2. A standard leftist view is that free-market “neoliberal” policies now rule the world. I say they’re grossly exaggerating, but there’s a lot more evidence for a long-run neoliberal trend than a long-run leftist trend.
3. Radical left parties almost invariably ruled countries near the “survive” pole, not the “thrive” pole. And they generally had little or no sympathy for social liberalism, with brief exceptions (like the first year or so of the Soviet Union). In fact, they punished deviance and dissent far more brutally than the typical traditional monarchy. In the broad history of leftism, Bay Area-type identity politics is simply not very important.

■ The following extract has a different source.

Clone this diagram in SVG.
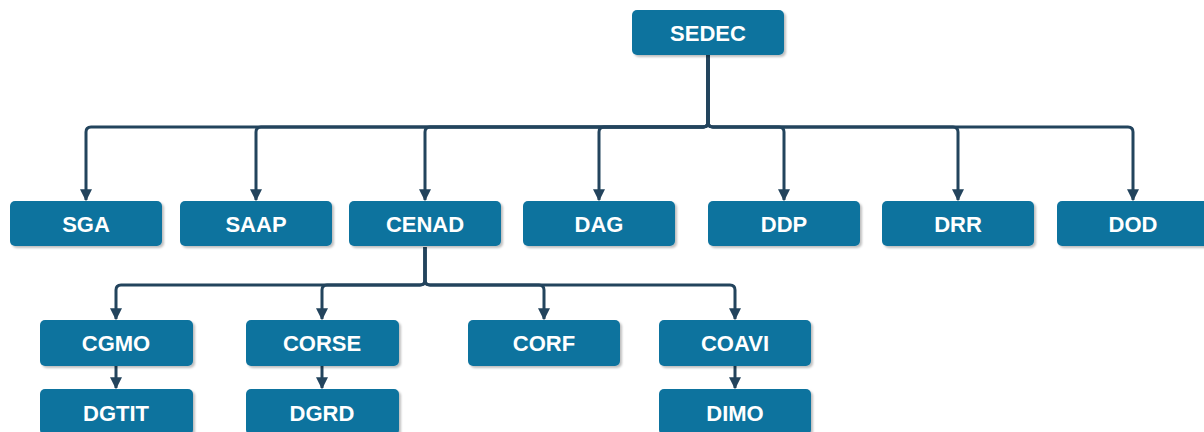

4. You could deny that Communist regimes were “genuinely leftist,” but that’s pretty desperate. When Communism was a viable political movement, almost everyone – including moderate leftists – saw it as part of the left. An extreme, fanatical part of the left, yes. But very much a part of it.
5 Many big social issues that divide left and right in rich countries like the U.S. directly contradict Thrive/Survive. To take the most obvious case: unwanted pregnancies are much more burdensome – and legal abortion much more valuable – when life itself is insecure. The same goes for the traditional Christian teachings of unconditional love and unconditional forgiveness. If Scott were correct, rightists wouldn’t just be pro-choice; they’d literally be pro-abortion for any fetus likely to burden society.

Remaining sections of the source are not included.